Output all the data exactly. Pictures do not belong in the copy.

[Supplied data]:
○ ○ ○ ○

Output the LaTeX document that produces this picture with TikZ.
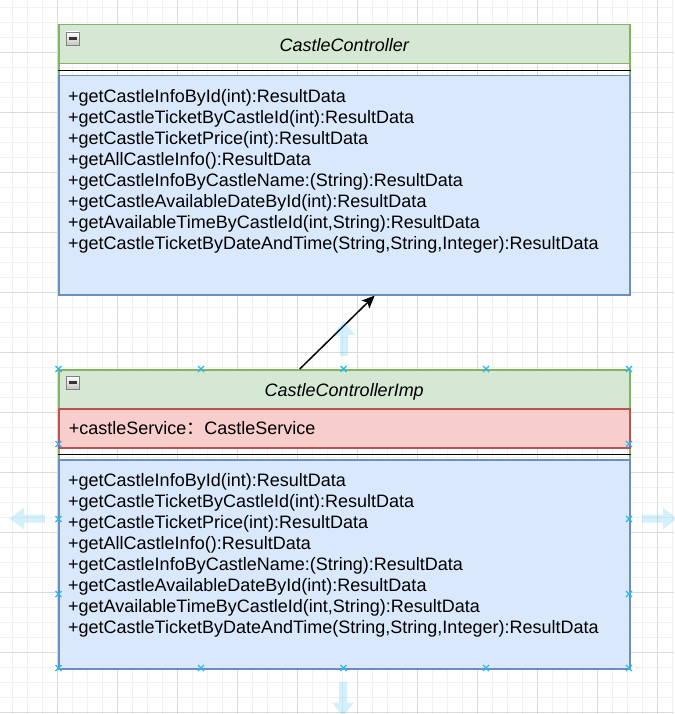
\documentclass[tikz,border=0pt]{standalone}
\usepackage{fontspec}
\setmainfont{Liberation Sans}
\newfontfamily\cjk{Noto Sans CJK SC}
\usetikzlibrary{positioning,arrows.meta}
\definecolor{hdrfill}{HTML}{D5E8D4}
\definecolor{hdrline}{HTML}{82B366}
\definecolor{opsfill}{HTML}{DAE8FC}
\definecolor{opsline}{HTML}{6C8EBF}
\definecolor{attrfill}{HTML}{F8CECC}
\definecolor{attrline}{HTML}{B85450}
\definecolor{selblue}{HTML}{29B6F2}
\definecolor{gridminor}{HTML}{F1F1F1}
\definecolor{gridmajor}{HTML}{DADADA}

\begin{document}
\begin{tikzpicture}[x=1pt,y=-1pt,
    font=\fontsize{18}{21}\selectfont,
    classbox/.style={draw=hdrline, line width=1.5pt, minimum width=571pt, inner sep=0pt, anchor=north west},
    header/.style={classbox, fill=hdrfill, minimum height=39pt, text height=15pt, text depth=0pt, font=\fontsize{18}{21}\selectfont\itshape},
    attrrow/.style={classbox, draw=attrline, fill=attrfill, minimum height=39pt, text width=551pt, inner xsep=10pt, align=left, text height=13pt, text depth=0pt},
    opsbox/.style={classbox, draw=opsline, fill=opsfill},
    opstext/.style={inner sep=0pt, align=left},
    sepline/.style={black, line width=1.5pt},
    toggle/.style={draw=gray, line width=0.8pt, minimum size=13pt, inner sep=0pt, top color=white, bottom color=gray!45},
    connector/.style={-{Stealth[length=13pt,width=11pt,inset=3pt]}, line width=1.5pt},
    selmark/.style={draw=selblue, line width=1.2pt},
    hint/.style={fill=selblue, fill opacity=0.2},
    minorgrid/.style={draw=gridminor, line width=1pt},
    majorgrid/.style={draw=gridmajor, line width=1pt}]
    \useasboundingbox (0,0) rectangle (674,714);
    \fill[white] (0,0) rectangle (674,714);
    \foreach \gx in {12,27,...,672} \draw[minorgrid] (\gx,0) -- (\gx,714);
    \foreach \gy in {7.7,22.7,...,712.7} \draw[minorgrid] (0,\gy) -- (674,\gy);
    \foreach \gx in {57,117,...,657} \draw[majorgrid] (\gx,0) -- (\gx,714);
    \foreach \gy in {52.7,112.7,...,712.7} \draw[majorgrid] (0,\gy) -- (674,\gy);

    \node (ctrlclass) [classbox, minimum height=270pt] at (58,24) {};
    \node (ctrlhead) [header] at (58,24) {CastleController};
    \node (ctrltoggle) [toggle] at (72.5,38.5) {};
    \draw[line width=2.5pt, black!80] ([xshift=-4pt]ctrltoggle.center) -- ([xshift=4pt]ctrltoggle.center);
    \draw[sepline] ([yshift=-6pt]ctrlhead.south west) -- ([yshift=-6pt]ctrlhead.south east);
    \node (ctrlbody) [opsbox, minimum height=219pt] at (58,75) {};
    \node (ctrlops) [opstext, below right=14pt and 10pt of ctrlbody.north west] {+getCastleInfoById(int):ResultData\\
        +getCastleTicketByCastleId(int):ResultData\\
        +getCastleTicketPrice(int):ResultData\\
        +getAllCastleInfo():ResultData\\
        +getCastleInfoByCastleName:(String):ResultData\\
        +getCastleAvailableDateById(int):ResultData\\
        +getAvailableTimeByCastleId(int,String):ResultData\\
        +getCastleTicketByDateAndTime(String,String,Integer):ResultData};

    \node (implclass) [classbox, minimum height=299pt] at (58,369) {};
    \node (implhead) [header] at (58,369) {CastleControllerImp};
    \node (impltoggle) [toggle] at (72.5,382.5) {};
    \draw[line width=2.5pt, black!80] ([xshift=-4pt]impltoggle.center) -- ([xshift=4pt]impltoggle.center);
    \node (implattr) [attrrow] at (58,408) {+castleService{\cjk ：}CastleService};
    \draw[sepline] ([yshift=-6pt]implattr.south west) -- ([yshift=-6pt]implattr.south east);
    \node (implbody) [opsbox, minimum height=209pt] at (58,459) {};
    \node (implops) [opstext, below right=14pt and 10pt of implbody.north west] {+getCastleInfoById(int):ResultData\\
        +getCastleTicketByCastleId(int):ResultData\\
        +getCastleTicketPrice(int):ResultData\\
        +getAllCastleInfo():ResultData\\
        +getCastleInfoByCastleName:(String):ResultData\\
        +getCastleAvailableDateById(int):ResultData\\
        +getAvailableTimeByCastleId(int,String):ResultData\\
        +getCastleTicketByDateAndTime(String,String,Integer):ResultData};

    \draw[connector] ([xshift=-44.5pt]implhead.north) -- ([xshift=30.5pt]ctrlbody.south);

    \foreach \hx/\hy/\ang in {344/338.5/90, 343/699/-90, 27.5/518.5/180, 659.5/518.5/0}
        \fill[hint, shift={(\hx,\hy)}, rotate=\ang] (-17.5,-4) -- (3.5,-4) -- (3.5,-11) -- (17.5,0) -- (3.5,11) -- (3.5,4) -- (-17.5,4) -- cycle;
    \foreach \mx/\my in {58.5/369, 201/369, 343.5/369, 486/369, 629/369, 58.5/668, 201/668, 343.5/668, 486/668, 629/668, 58.5/444, 58.5/519, 58.5/594, 629/444, 629/519, 629/594}
        \draw[selmark] (\mx-3,\my-3) -- (\mx+3,\my+3) (\mx-3,\my+3) -- (\mx+3,\my-3);
\end{tikzpicture}
\end{document}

○ ○ ○ ○

[Answer below]:
Output the LaTeX document that produces this picture with TikZ.
\documentclass[tikz,border=0pt]{standalone}
\usepackage{fontspec}
\setmainfont{Liberation Sans}
\newfontfamily\cjk{Noto Sans CJK SC}
\usetikzlibrary{positioning,arrows.meta}
\definecolor{hdrfill}{HTML}{D5E8D4}
\definecolor{hdrline}{HTML}{82B366}
\definecolor{opsfill}{HTML}{DAE8FC}
\definecolor{opsline}{HTML}{6C8EBF}
\definecolor{attrfill}{HTML}{F8CECC}
\definecolor{attrline}{HTML}{B85450}
\definecolor{selblue}{HTML}{29B6F2}
\definecolor{gridminor}{HTML}{F1F1F1}
\definecolor{gridmajor}{HTML}{DADADA}

\begin{document}
\begin{tikzpicture}[x=1pt,y=-1pt,
    font=\fontsize{18}{21}\selectfont,
    classbox/.style={draw=hdrline, line width=1.5pt, minimum width=571pt, inner sep=0pt, anchor=north west},
    header/.style={classbox, fill=hdrfill, minimum height=39pt, text height=15pt, text depth=0pt, font=\fontsize{18}{21}\selectfont\itshape},
    attrrow/.style={classbox, draw=attrline, fill=attrfill, minimum height=39pt, text width=551pt, inner xsep=10pt, align=left, text height=13pt, text depth=0pt},
    opsbox/.style={classbox, draw=opsline, fill=opsfill},
    opstext/.style={inner sep=0pt, align=left},
    sepline/.style={black, line width=1.5pt},
    toggle/.style={draw=gray, line width=0.8pt, minimum size=13pt, inner sep=0pt, top color=white, bottom color=gray!45},
    connector/.style={-{Stealth[length=13pt,width=11pt,inset=3pt]}, line width=1.5pt},
    selmark/.style={draw=selblue, line width=1.2pt},
    hint/.style={fill=selblue, fill opacity=0.2},
    minorgrid/.style={draw=gridminor, line width=1pt},
    majorgrid/.style={draw=gridmajor, line width=1pt}]
    \useasboundingbox (0,0) rectangle (674,714);
    \fill[white] (0,0) rectangle (674,714);
    \foreach \gx in {12,27,...,672} \draw[minorgrid] (\gx,0) -- (\gx,714);
    \foreach \gy in {7.7,22.7,...,712.7} \draw[minorgrid] (0,\gy) -- (674,\gy);
    \foreach \gx in {57,117,...,657} \draw[majorgrid] (\gx,0) -- (\gx,714);
    \foreach \gy in {52.7,112.7,...,712.7} \draw[majorgrid] (0,\gy) -- (674,\gy);

    \node (ctrlclass) [classbox, minimum height=270pt] at (58,24) {};
    \node (ctrlhead) [header] at (58,24) {CastleController};
    \node (ctrltoggle) [toggle] at (72.5,38.5) {};
    \draw[line width=2.5pt, black!80] ([xshift=-4pt]ctrltoggle.center) -- ([xshift=4pt]ctrltoggle.center);
    \draw[sepline] ([yshift=-6pt]ctrlhead.south west) -- ([yshift=-6pt]ctrlhead.south east);
    \node (ctrlbody) [opsbox, minimum height=219pt] at (58,75) {};
    \node (ctrlops) [opstext, below right=14pt and 10pt of ctrlbody.north west] {+getCastleInfoById(int):ResultData\\
        +getCastleTicketByCastleId(int):ResultData\\
        +getCastleTicketPrice(int):ResultData\\
        +getAllCastleInfo():ResultData\\
        +getCastleInfoByCastleName:(String):ResultData\\
        +getCastleAvailableDateById(int):ResultData\\
        +getAvailableTimeByCastleId(int,String):ResultData\\
        +getCastleTicketByDateAndTime(String,String,Integer):ResultData};

    \node (implclass) [classbox, minimum height=299pt] at (58,369) {};
    \node (implhead) [header] at (58,369) {CastleControllerImp};
    \node (impltoggle) [toggle] at (72.5,382.5) {};
    \draw[line width=2.5pt, black!80] ([xshift=-4pt]impltoggle.center) -- ([xshift=4pt]impltoggle.center);
    \node (implattr) [attrrow] at (58,408) {+castleService{\cjk ：}CastleService};
    \draw[sepline] ([yshift=-6pt]implattr.south west) -- ([yshift=-6pt]implattr.south east);
    \node (implbody) [opsbox, minimum height=209pt] at (58,459) {};
    \node (implops) [opstext, below right=14pt and 10pt of implbody.north west] {+getCastleInfoById(int):ResultData\\
        +getCastleTicketByCastleId(int):ResultData\\
        +getCastleTicketPrice(int):ResultData\\
        +getAllCastleInfo():ResultData\\
        +getCastleInfoByCastleName:(String):ResultData\\
        +getCastleAvailableDateById(int):ResultData\\
        +getAvailableTimeByCastleId(int,String):ResultData\\
        +getCastleTicketByDateAndTime(String,String,Integer):ResultData};

    \draw[connector] ([xshift=-44.5pt]implhead.north) -- ([xshift=30.5pt]ctrlbody.south);

    \foreach \hx/\hy/\ang in {344/338.5/90, 343/699/-90, 27.5/518.5/180, 659.5/518.5/0}
        \fill[hint, shift={(\hx,\hy)}, rotate=\ang] (-17.5,-4) -- (3.5,-4) -- (3.5,-11) -- (17.5,0) -- (3.5,11) -- (3.5,4) -- (-17.5,4) -- cycle;
    \foreach \mx/\my in {58.5/369, 201/369, 343.5/369, 486/369, 629/369, 58.5/668, 201/668, 343.5/668, 486/668, 629/668, 58.5/444, 58.5/519, 58.5/594, 629/444, 629/519, 629/594}
        \draw[selmark] (\mx-3,\my-3) -- (\mx+3,\my+3) (\mx-3,\my+3) -- (\mx+3,\my-3);
\end{tikzpicture}
\end{document}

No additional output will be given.